* [Information provided]
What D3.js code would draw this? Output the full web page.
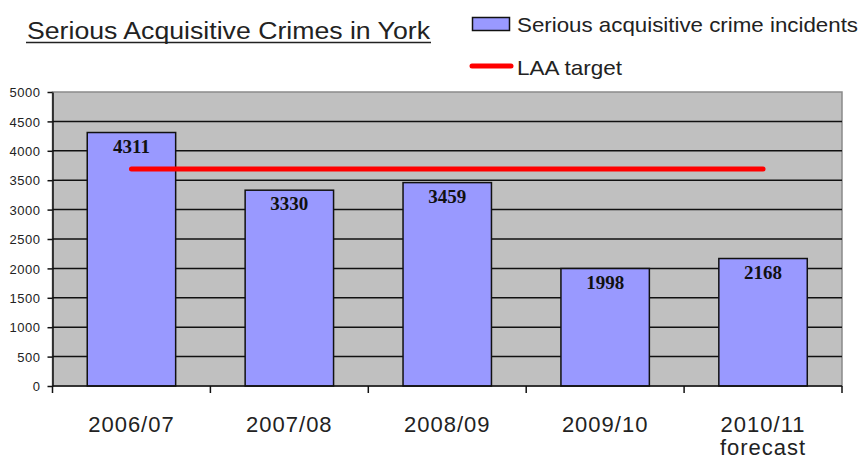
<!DOCTYPE html>
<head>
  <meta charset="utf-8">
  <title>Serious Acquisitive Crimes in York</title>
  <script src="https://d3js.org/d3.v7.min.js"></script>
  <style>
    body { margin: 0; background: #fff; }
    svg { display: block; font-family: "Liberation Sans", Arial, sans-serif; }
    .plot-bg { fill: #c0c0c0; stroke: #8a8a8a; stroke-width: 1.5px; }
    .grid line { stroke: #111; stroke-width: 1.5px; }
    .bar { fill: #9999ff; stroke: #111; stroke-width: 1.5px; }
    .value { font-family: "Liberation Serif", "Times New Roman", serif; font-weight: bold; font-size: 19px; fill: #111; }
    .axis path, .axis line { stroke: #111; stroke-width: 1.5px; }
    .ytick { font-size: 13px; fill: #222; }
    .xlabel { font-size: 22px; fill: #222; }
    .title { font-size: 23px; fill: #222; }
    .legend { font-size: 21px; fill: #222; }
  </style>
</head>

<body>
  <script>
    var categories = ["2006/07", "2007/08", "2008/09", "2009/10", "2010/11"];
    var subLabels = ["", "", "", "", "forecast"];
    var incidents = [4311, 3330, 3459, 1998, 2168];
    var laaTarget = 3690;
    var yTicks = [0, 500, 1000, 1500, 2000, 2500, 3000, 3500, 4000, 4500, 5000];

    var width = 864, height = 461;
    var plot = {left: 52.5, right: 842, top: 92, bottom: 386};

    var svg = d3.select("body").append("svg")
      .attr("width", width)
      .attr("height", height);

    var x = d3.scaleBand()
      .domain(categories)
      .range([plot.left, plot.right])
      .paddingInner(0.44)
      .paddingOuter(0.22);

    // category boundaries for the axis ticks
    var xCat = d3.scaleBand()
      .domain(categories)
      .range([plot.left, plot.right]);

    var y = d3.scaleLinear()
      .domain([0, 5000])
      .range([plot.bottom, plot.top]);

    svg.append("rect")
      .attr("class", "plot-bg")
      .attr("x", plot.left)
      .attr("y", plot.top)
      .attr("width", plot.right - plot.left)
      .attr("height", plot.bottom - plot.top);

    svg.append("g")
      .attr("class", "grid")
      .selectAll("line")
      .data(yTicks.filter(d => d > 0 && d < 5000))
      .enter().append("line")
        .attr("x1", plot.left)
        .attr("x2", plot.right)
        .attr("y1", d => y(d))
        .attr("y2", d => y(d));

    var bars = svg.append("g")
      .selectAll("g")
      .data(incidents)
      .enter().append("g");

    bars.append("rect")
      .attr("class", "bar")
      .attr("x", (d, i) => x(categories[i]))
      .attr("y", d => y(d))
      .attr("width", x.bandwidth())
      .attr("height", d => y(0) - y(d));

    bars.append("text")
      .attr("class", "value")
      .attr("x", (d, i) => x(categories[i]) + x.bandwidth() / 2)
      .attr("y", d => y(d) + 20)
      .attr("text-anchor", "middle")
      .text(d => d);

    // LAA target line, centre of first category to centre of last
    svg.append("line")
      .attr("x1", xCat(categories[0]) + xCat.bandwidth() / 2)
      .attr("x2", xCat(categories[categories.length - 1]) + xCat.bandwidth() / 2)
      .attr("y1", y(laaTarget))
      .attr("y2", y(laaTarget))
      .style("stroke", "#ff0000")
      .style("stroke-width", 5)
      .style("stroke-linecap", "round");

    // y axis
    var yAxis = svg.append("g")
      .attr("class", "axis")
      .attr("transform", "translate(" + plot.left + ",0)")
      .call(d3.axisLeft(y).tickValues(yTicks).tickSize(5).tickSizeOuter(0).tickFormat(""));
    yAxis.selectAll(".tick").append("text")
      .attr("class", "ytick")
      .attr("x", -12)
      .attr("dy", "0.36em")
      .attr("text-anchor", "end")
      .style("letter-spacing", "0.5px")
      .text(d => d);

    // x axis with ticks at category boundaries
    var xAxis = svg.append("g")
      .attr("class", "axis")
      .attr("transform", "translate(0," + plot.bottom + ")");
    xAxis.append("line")
      .attr("x1", plot.left)
      .attr("x2", plot.right);
    xAxis.selectAll(".xt")
      .data(categories.map(c => xCat(c)).concat([plot.right]))
      .enter().append("line")
        .attr("class", "xt")
        .attr("x1", d => d)
        .attr("x2", d => d)
        .attr("y1", 0)
        .attr("y2", 7);

    var xl = svg.append("g")
      .selectAll("text")
      .data(categories)
      .enter().append("text")
        .attr("class", "xlabel")
        .attr("text-anchor", "middle")
        .attr("x", d => xCat(d) + xCat.bandwidth() / 2)
        .attr("y", 432)
        .style("letter-spacing", "1px");
    xl.append("tspan").text(d => d);
    xl.append("tspan")
      .attr("x", d => xCat(d) + xCat.bandwidth() / 2)
      .attr("y", 455)
      .text((d, i) => subLabels[i]);

    // title
    svg.append("text")
      .attr("class", "title")
      .attr("x", 27)
      .attr("y", 39)
      .attr("textLength", 403)
      .attr("lengthAdjust", "spacingAndGlyphs")
      .text("Serious Acquisitive Crimes in York");
    svg.append("line")
      .attr("x1", 26).attr("x2", 431)
      .attr("y1", 42.5).attr("y2", 42.5)
      .style("stroke", "#222")
      .style("stroke-width", 1.5);

    // legend
    var legend = svg.append("g");
    legend.append("rect")
      .attr("class", "bar")
      .attr("x", 472.5)
      .attr("y", 17.5)
      .attr("width", 37)
      .attr("height", 13);
    legend.append("text")
      .attr("class", "legend")
      .attr("x", 517)
      .attr("y", 32)
      .attr("textLength", 341)
      .attr("lengthAdjust", "spacingAndGlyphs")
      .text("Serious acquisitive crime incidents");
    legend.append("line")
      .attr("x1", 472).attr("x2", 511)
      .attr("y1", 66).attr("y2", 66)
      .style("stroke", "#ff0000")
      .style("stroke-width", 5)
      .style("stroke-linecap", "round");
    legend.append("text")
      .attr("class", "legend")
      .attr("x", 517)
      .attr("y", 75)
      .attr("textLength", 105)
      .attr("lengthAdjust", "spacingAndGlyphs")
      .text("LAA target");
  </script>
</body>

* [Exercise goal]
Every line of text is to be repeated exactly; pictures are left out.

* [Completed exercise]
What D3.js code would draw this? Output the full web page.
<!DOCTYPE html>
<head>
  <meta charset="utf-8">
  <title>Serious Acquisitive Crimes in York</title>
  <script src="https://d3js.org/d3.v7.min.js"></script>
  <style>
    body { margin: 0; background: #fff; }
    svg { display: block; font-family: "Liberation Sans", Arial, sans-serif; }
    .plot-bg { fill: #c0c0c0; stroke: #8a8a8a; stroke-width: 1.5px; }
    .grid line { stroke: #111; stroke-width: 1.5px; }
    .bar { fill: #9999ff; stroke: #111; stroke-width: 1.5px; }
    .value { font-family: "Liberation Serif", "Times New Roman", serif; font-weight: bold; font-size: 19px; fill: #111; }
    .axis path, .axis line { stroke: #111; stroke-width: 1.5px; }
    .ytick { font-size: 13px; fill: #222; }
    .xlabel { font-size: 22px; fill: #222; }
    .title { font-size: 23px; fill: #222; }
    .legend { font-size: 21px; fill: #222; }
  </style>
</head>

<body>
  <script>
    var categories = ["2006/07", "2007/08", "2008/09", "2009/10", "2010/11"];
    var subLabels = ["", "", "", "", "forecast"];
    var incidents = [4311, 3330, 3459, 1998, 2168];
    var laaTarget = 3690;
    var yTicks = [0, 500, 1000, 1500, 2000, 2500, 3000, 3500, 4000, 4500, 5000];

    var width = 864, height = 461;
    var plot = {left: 52.5, right: 842, top: 92, bottom: 386};

    var svg = d3.select("body").append("svg")
      .attr("width", width)
      .attr("height", height);

    var x = d3.scaleBand()
      .domain(categories)
      .range([plot.left, plot.right])
      .paddingInner(0.44)
      .paddingOuter(0.22);

    // category boundaries for the axis ticks
    var xCat = d3.scaleBand()
      .domain(categories)
      .range([plot.left, plot.right]);

    var y = d3.scaleLinear()
      .domain([0, 5000])
      .range([plot.bottom, plot.top]);

    svg.append("rect")
      .attr("class", "plot-bg")
      .attr("x", plot.left)
      .attr("y", plot.top)
      .attr("width", plot.right - plot.left)
      .attr("height", plot.bottom - plot.top);

    svg.append("g")
      .attr("class", "grid")
      .selectAll("line")
      .data(yTicks.filter(d => d > 0 && d < 5000))
      .enter().append("line")
        .attr("x1", plot.left)
        .attr("x2", plot.right)
        .attr("y1", d => y(d))
        .attr("y2", d => y(d));

    var bars = svg.append("g")
      .selectAll("g")
      .data(incidents)
      .enter().append("g");

    bars.append("rect")
      .attr("class", "bar")
      .attr("x", (d, i) => x(categories[i]))
      .attr("y", d => y(d))
      .attr("width", x.bandwidth())
      .attr("height", d => y(0) - y(d));

    bars.append("text")
      .attr("class", "value")
      .attr("x", (d, i) => x(categories[i]) + x.bandwidth() / 2)
      .attr("y", d => y(d) + 20)
      .attr("text-anchor", "middle")
      .text(d => d);

    // LAA target line, centre of first category to centre of last
    svg.append("line")
      .attr("x1", xCat(categories[0]) + xCat.bandwidth() / 2)
      .attr("x2", xCat(categories[categories.length - 1]) + xCat.bandwidth() / 2)
      .attr("y1", y(laaTarget))
      .attr("y2", y(laaTarget))
      .style("stroke", "#ff0000")
      .style("stroke-width", 5)
      .style("stroke-linecap", "round");

    // y axis
    var yAxis = svg.append("g")
      .attr("class", "axis")
      .attr("transform", "translate(" + plot.left + ",0)")
      .call(d3.axisLeft(y).tickValues(yTicks).tickSize(5).tickSizeOuter(0).tickFormat(""));
    yAxis.selectAll(".tick").append("text")
      .attr("class", "ytick")
      .attr("x", -12)
      .attr("dy", "0.36em")
      .attr("text-anchor", "end")
      .style("letter-spacing", "0.5px")
      .text(d => d);

    // x axis with ticks at category boundaries
    var xAxis = svg.append("g")
      .attr("class", "axis")
      .attr("transform", "translate(0," + plot.bottom + ")");
    xAxis.append("line")
      .attr("x1", plot.left)
      .attr("x2", plot.right);
    xAxis.selectAll(".xt")
      .data(categories.map(c => xCat(c)).concat([plot.right]))
      .enter().append("line")
        .attr("class", "xt")
        .attr("x1", d => d)
        .attr("x2", d => d)
        .attr("y1", 0)
        .attr("y2", 7);

    var xl = svg.append("g")
      .selectAll("text")
      .data(categories)
      .enter().append("text")
        .attr("class", "xlabel")
        .attr("text-anchor", "middle")
        .attr("x", d => xCat(d) + xCat.bandwidth() / 2)
        .attr("y", 432)
        .style("letter-spacing", "1px");
    xl.append("tspan").text(d => d);
    xl.append("tspan")
      .attr("x", d => xCat(d) + xCat.bandwidth() / 2)
      .attr("y", 455)
      .text((d, i) => subLabels[i]);

    // title
    svg.append("text")
      .attr("class", "title")
      .attr("x", 27)
      .attr("y", 39)
      .attr("textLength", 403)
      .attr("lengthAdjust", "spacingAndGlyphs")
      .text("Serious Acquisitive Crimes in York");
    svg.append("line")
      .attr("x1", 26).attr("x2", 431)
      .attr("y1", 42.5).attr("y2", 42.5)
      .style("stroke", "#222")
      .style("stroke-width", 1.5);

    // legend
    var legend = svg.append("g");
    legend.append("rect")
      .attr("class", "bar")
      .attr("x", 472.5)
      .attr("y", 17.5)
      .attr("width", 37)
      .attr("height", 13);
    legend.append("text")
      .attr("class", "legend")
      .attr("x", 517)
      .attr("y", 32)
      .attr("textLength", 341)
      .attr("lengthAdjust", "spacingAndGlyphs")
      .text("Serious acquisitive crime incidents");
    legend.append("line")
      .attr("x1", 472).attr("x2", 511)
      .attr("y1", 66).attr("y2", 66)
      .style("stroke", "#ff0000")
      .style("stroke-width", 5)
      .style("stroke-linecap", "round");
    legend.append("text")
      .attr("class", "legend")
      .attr("x", 517)
      .attr("y", 75)
      .attr("textLength", 105)
      .attr("lengthAdjust", "spacingAndGlyphs")
      .text("LAA target");
  </script>
</body>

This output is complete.